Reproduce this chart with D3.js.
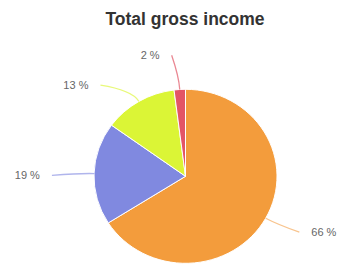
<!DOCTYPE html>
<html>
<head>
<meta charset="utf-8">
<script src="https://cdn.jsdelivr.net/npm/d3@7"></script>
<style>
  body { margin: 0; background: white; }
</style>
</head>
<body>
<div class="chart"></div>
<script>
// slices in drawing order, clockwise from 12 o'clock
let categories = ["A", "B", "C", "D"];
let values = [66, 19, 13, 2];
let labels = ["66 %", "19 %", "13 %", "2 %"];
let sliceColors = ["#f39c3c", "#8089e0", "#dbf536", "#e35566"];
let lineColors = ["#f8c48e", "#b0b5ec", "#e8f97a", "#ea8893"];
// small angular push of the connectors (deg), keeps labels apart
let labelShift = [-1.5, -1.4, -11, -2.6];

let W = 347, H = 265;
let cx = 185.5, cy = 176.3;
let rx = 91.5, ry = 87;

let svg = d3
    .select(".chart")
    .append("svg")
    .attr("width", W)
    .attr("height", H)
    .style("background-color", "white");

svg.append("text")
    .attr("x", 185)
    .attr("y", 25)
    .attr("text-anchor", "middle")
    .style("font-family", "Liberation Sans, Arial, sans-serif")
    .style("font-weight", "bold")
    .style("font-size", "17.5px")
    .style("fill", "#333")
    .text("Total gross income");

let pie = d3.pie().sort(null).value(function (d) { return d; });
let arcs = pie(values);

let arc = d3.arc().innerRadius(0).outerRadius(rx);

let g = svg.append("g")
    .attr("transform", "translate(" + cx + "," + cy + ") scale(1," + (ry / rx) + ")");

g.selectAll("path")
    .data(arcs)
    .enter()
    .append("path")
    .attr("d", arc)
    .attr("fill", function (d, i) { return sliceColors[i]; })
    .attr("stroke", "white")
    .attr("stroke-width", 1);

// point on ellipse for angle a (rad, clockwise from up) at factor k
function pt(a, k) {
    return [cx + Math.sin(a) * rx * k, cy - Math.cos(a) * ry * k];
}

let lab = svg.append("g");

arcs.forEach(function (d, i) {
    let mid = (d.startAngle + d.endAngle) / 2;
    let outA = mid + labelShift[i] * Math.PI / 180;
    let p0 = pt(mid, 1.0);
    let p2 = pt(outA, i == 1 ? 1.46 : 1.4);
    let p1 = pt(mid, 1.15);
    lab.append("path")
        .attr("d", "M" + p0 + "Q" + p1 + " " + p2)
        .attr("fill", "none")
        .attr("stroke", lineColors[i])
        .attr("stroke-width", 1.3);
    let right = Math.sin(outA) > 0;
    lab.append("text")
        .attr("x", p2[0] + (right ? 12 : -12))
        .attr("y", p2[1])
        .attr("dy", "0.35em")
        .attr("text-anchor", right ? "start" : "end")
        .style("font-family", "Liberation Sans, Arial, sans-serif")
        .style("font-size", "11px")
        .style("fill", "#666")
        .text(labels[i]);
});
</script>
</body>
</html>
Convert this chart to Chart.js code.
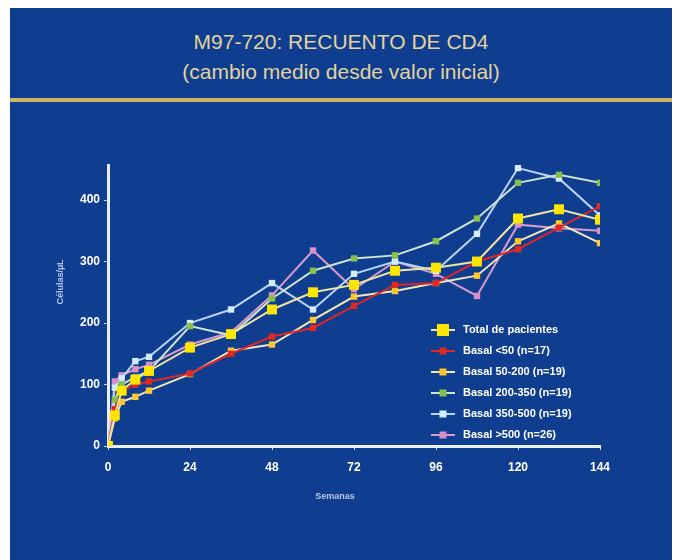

=-=-=-=-=

TASK DETAILS: Set every line down exactly as written, leaving each picture out.

ANSWER BELOW:
Reproduce this chart with D3.js.
<!DOCTYPE html>
<html>
<head>
<meta charset="utf-8">
<script src="https://cdn.jsdelivr.net/npm/d3@7"></script>
<style>
  body { margin: 0; background: white; }
</style>
</head>
<body>
<div class="chart"></div>
<script>
// slices in drawing order, clockwise from 12 o'clock
let categories = ["A", "B", "C", "D"];
let values = [66, 19, 13, 2];
let labels = ["66 %", "19 %", "13 %", "2 %"];
let sliceColors = ["#f39c3c", "#8089e0", "#dbf536", "#e35566"];
let lineColors = ["#f8c48e", "#b0b5ec", "#e8f97a", "#ea8893"];
// small angular push of the connectors (deg), keeps labels apart
let labelShift = [-1.5, -1.4, -11, -2.6];

let W = 347, H = 265;
let cx = 185.5, cy = 176.3;
let rx = 91.5, ry = 87;

let svg = d3
    .select(".chart")
    .append("svg")
    .attr("width", W)
    .attr("height", H)
    .style("background-color", "white");

svg.append("text")
    .attr("x", 185)
    .attr("y", 25)
    .attr("text-anchor", "middle")
    .style("font-family", "Liberation Sans, Arial, sans-serif")
    .style("font-weight", "bold")
    .style("font-size", "17.5px")
    .style("fill", "#333")
    .text("Total gross income");

let pie = d3.pie().sort(null).value(function (d) { return d; });
let arcs = pie(values);

let arc = d3.arc().innerRadius(0).outerRadius(rx);

let g = svg.append("g")
    .attr("transform", "translate(" + cx + "," + cy + ") scale(1," + (ry / rx) + ")");

g.selectAll("path")
    .data(arcs)
    .enter()
    .append("path")
    .attr("d", arc)
    .attr("fill", function (d, i) { return sliceColors[i]; })
    .attr("stroke", "white")
    .attr("stroke-width", 1);

// point on ellipse for angle a (rad, clockwise from up) at factor k
function pt(a, k) {
    return [cx + Math.sin(a) * rx * k, cy - Math.cos(a) * ry * k];
}

let lab = svg.append("g");

arcs.forEach(function (d, i) {
    let mid = (d.startAngle + d.endAngle) / 2;
    let outA = mid + labelShift[i] * Math.PI / 180;
    let p0 = pt(mid, 1.0);
    let p2 = pt(outA, i == 1 ? 1.46 : 1.4);
    let p1 = pt(mid, 1.15);
    lab.append("path")
        .attr("d", "M" + p0 + "Q" + p1 + " " + p2)
        .attr("fill", "none")
        .attr("stroke", lineColors[i])
        .attr("stroke-width", 1.3);
    let right = Math.sin(outA) > 0;
    lab.append("text")
        .attr("x", p2[0] + (right ? 12 : -12))
        .attr("y", p2[1])
        .attr("dy", "0.35em")
        .attr("text-anchor", right ? "start" : "end")
        .style("font-family", "Liberation Sans, Arial, sans-serif")
        .style("font-size", "11px")
        .style("fill", "#666")
        .text(labels[i]);
});
</script>
</body>
</html>
Convert this chart to Chart.js code.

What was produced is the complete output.